Children Never Go Through Phases, Right?



Mental health is a fascinating field: on the one hand you have people tirelessly examining the myriad of factors that cause people to develop any number of disorders from seasonal depression to full on catatonic schizophrenia, and on the other hand you have “psychologists” who believe slapping a label on a patient as early and as often as possible is the best way to help them. Take the case of Coy Mathis who was diagnosed as transgendered at the ripe age of four. According to her parents Coy had begun gravitating towards girl’s clothes and pink at 18 months, and at age four had asked them, “When are we going to go to the doctor to get me fixed so I can be a girl?” The natural reaction to all of this was of course to go to a psychologist so that Coy could be diagnosed as transgendered immediately, because slapping a label on someone at an early age is the best way to ensure they have every opportunity to live a normal life.

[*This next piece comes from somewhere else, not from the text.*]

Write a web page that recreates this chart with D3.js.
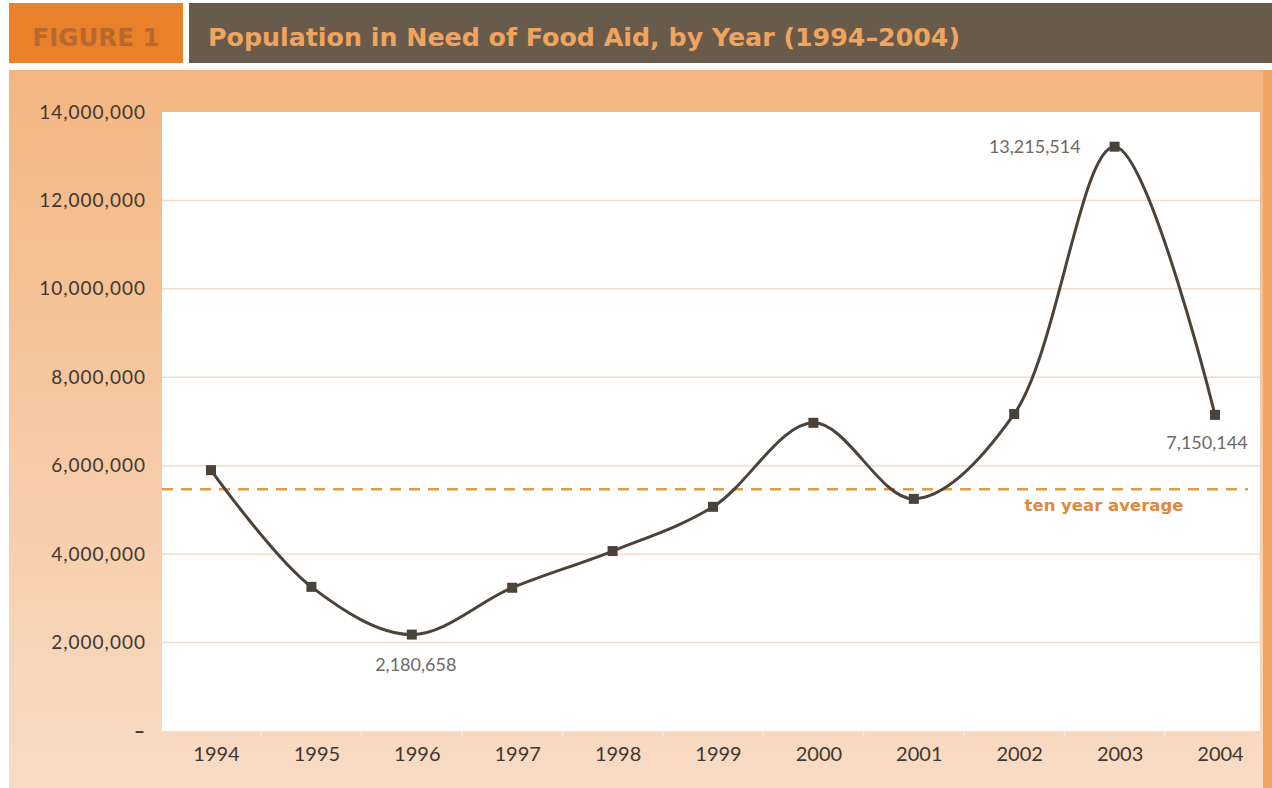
<!DOCTYPE html>
<html>
<head>
<meta charset="utf-8">
<script src="https://cdn.jsdelivr.net/npm/d3@7"></script>
<style>
  html, body { margin: 0; padding: 0; background: #ffffff; }
  svg { display: block; }
</style>
</head>
<body>
<svg id="chart" width="1272" height="788"></svg>
<script>
// Population in need of food aid, 1994–2004
const years = ["1994", "1995", "1996", "1997", "1998", "1999", "2000", "2001", "2002", "2003", "2004"];
const population = [5900000, 3260000, 2180658, 3240000, 4070000, 5070000, 6970000, 5250000, 7170000, 13215514, 7150144];
const tenYearAverage = 5470000;
const yTicks = [0, 2000000, 4000000, 6000000, 8000000, 10000000, 12000000, 14000000];
// Points whose value is written next to the marker
const labelledYears = ["1996", "2003", "2004"];

const svg = d3.select("#chart");
const W = 1272, H = 788;
const plot = { left: 162, right: 1260, top: 112, bottom: 731 };

const defs = svg.append("defs");
const grad = defs.append("linearGradient").attr("id", "bg").attr("x1", 0).attr("y1", 0).attr("x2", 0).attr("y2", 1);
grad.append("stop").attr("offset", "0%").attr("stop-color", "#f3b681");
grad.append("stop").attr("offset", "100%").attr("stop-color", "#f9dcc5");

// Header bar
svg.append("rect").attr("x", 9).attr("y", 3).attr("width", 174).attr("height", 60).attr("fill", "#e8812a");
svg.append("rect").attr("x", 189).attr("y", 3).attr("width", W - 189).attr("height", 60).attr("fill", "#685b4b");
svg.append("text").attr("x", 96).attr("y", 46).attr("text-anchor", "middle")
  .attr("font-family", "DejaVu Sans").attr("font-weight", "bold").attr("font-size", 24.5)
  .attr("fill", "#b8682f").text("FIGURE 1");
svg.append("text").attr("x", 208).attr("y", 46)
  .attr("font-family", "DejaVu Sans").attr("font-weight", "bold").attr("font-size", 25.3)
  .attr("fill", "#f0a45e").text("Population in Need of Food Aid, by Year (1994–2004)");

// Peach panel behind the chart
svg.append("rect").attr("x", 9).attr("y", 70).attr("width", W - 9).attr("height", H - 70).attr("fill", "url(#bg)");
svg.append("rect").attr("x", 1263).attr("y", 70).attr("width", 9).attr("height", H - 70).attr("fill", "#efa565");

// White plotting area
svg.append("rect").attr("x", plot.left).attr("y", plot.top)
  .attr("width", plot.right - plot.left).attr("height", plot.bottom - plot.top).attr("fill", "#ffffff");

const x = d3.scalePoint().domain(years).range([211, 1215]);
const y = d3.scaleLinear().domain([0, 14000000]).range([plot.bottom, plot.top]);

// Gridlines
svg.append("g").selectAll("line")
  .data(yTicks.filter(d => d > 0 && d < 14000000))
  .join("line")
  .attr("x1", plot.left).attr("x2", plot.right)
  .attr("y1", d => y(d)).attr("y2", d => y(d))
  .attr("stroke", "#f3dcc8").attr("stroke-width", 1.5);

// Y axis
const yAxis = svg.append("g").attr("transform", `translate(${plot.left - 13},0)`)
  .call(d3.axisLeft(y).tickValues(yTicks).tickSize(0)
    .tickFormat(d => d === 0 ? "–" : d3.format(",")(d)));
yAxis.select(".domain").remove();
yAxis.selectAll("text")
  .attr("font-family", "Lato").attr("font-size", 19).attr("fill", "#3f3731")
  .attr("letter-spacing", 1)
  .attr("font-weight", d => d === 0 ? 900 : 400);

// X axis
const xAxis = svg.append("g").attr("transform", `translate(0,${plot.bottom})`)
  .call(d3.axisBottom(x).tickSize(0).tickPadding(16));
xAxis.select(".domain").remove();
xAxis.selectAll("text")
  .attr("dx", 5)
  .attr("font-family", "Lato").attr("font-size", 20).attr("fill", "#3f3731");

// Faint separators between the year columns
const step = x.step();
svg.append("g").selectAll("line")
  .data(years.slice(1))
  .join("line")
  .attr("x1", d => x(d) - step / 2).attr("x2", d => x(d) - step / 2)
  .attr("y1", plot.bottom).attr("y2", plot.bottom + 6)
  .attr("stroke", "#fbe8d8").attr("stroke-width", 1.5);

// Ten year average
svg.append("line")
  .attr("x1", plot.left).attr("x2", plot.right - 12)
  .attr("y1", y(tenYearAverage)).attr("y2", y(tenYearAverage))
  .attr("stroke", "#e29a43").attr("stroke-width", 2.5).attr("stroke-dasharray", "11,8");
svg.append("text").attr("x", 1104).attr("y", y(tenYearAverage) + 22).attr("text-anchor", "middle")
  .attr("font-family", "DejaVu Sans").attr("font-weight", "bold").attr("font-size", 16.5)
  .attr("fill", "#e0893a").text("ten year average");

// Population line
const pts = years.map((yr, i) => ({ year: yr, value: population[i] }));
const line = d3.line().x(d => x(d.year)).y(d => y(d.value)).curve(d3.curveCatmullRom.alpha(0.5));
svg.append("path").datum(pts).attr("d", line)
  .attr("fill", "none").attr("stroke", "#4b433a").attr("stroke-width", 3);

svg.append("g").selectAll("rect")
  .data(pts).join("rect")
  .attr("x", d => x(d.year) - 5).attr("y", d => y(d.value) - 5)
  .attr("width", 10).attr("height", 10).attr("fill", "#4b433a");

// Value labels
const labelPos = {
  "1996": { dx: 4, dy: 36, anchor: "middle" },
  "2003": { dx: -34, dy: 6, anchor: "end" },
  "2004": { dx: -8, dy: 34, anchor: "middle" }
};
svg.append("g").selectAll("text")
  .data(pts.filter(d => labelledYears.includes(d.year))).join("text")
  .attr("x", d => x(d.year) + labelPos[d.year].dx)
  .attr("y", d => y(d.value) + labelPos[d.year].dy)
  .attr("text-anchor", d => labelPos[d.year].anchor)
  .attr("font-family", "Lato").attr("font-size", 18).attr("fill", "#6f6963")
  .text(d => d3.format(",")(d.value));
</script>
</body>
</html>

Transgendered people do exist, they aren’t some mythological creature conjured up to scare bible thumpers into believing the end is nigh. While transgendered people certainly face many struggles in society, and many of them certainly identified at transgendered at a young age, I doubt many of them would have wanted to be labeled as such at a young age. As people adamantly claim that each person has the freedom to choose who they are, it seems incredible hypocritical that we would then turn around and brand someone with a lifelong diagnosis at age four. It’s possible Coy would have continued to identify as female for the rest of his life, but it’s also possible that Coy was going through a phase - as children tend to do - that he would have eventually outgrown if given the opportunity. There isn’t anything wrong with being transgendered, just like there isn’t anything wrong with being homosexual, but there is something wrong with allowing a child to be identified as such at such a young age. Children are stupid: they eat glue and cut their own hair, and hence they shouldn’t be allowed to make life altering decisions. If the parents really cared about their child’s future they would have supported his decisions while not allowing him to be diagnosed until he was old enough to understand the full implications of the situation. This isn’t to suggest that being transgendered is a choice, but rather that a person should probably be able to reach the cookie jar before we take his declaration that he should have been born with a vagina too seriously. The human brain doesn’t finish development until age twenty-four, so declaring a behavior as permanent at four years might be jumping the gun just a bit. In attempting to prevent their child from being forced to be someone he isn’t, the Mathis’ have potentially forced him to be someone he wasn’t going to be.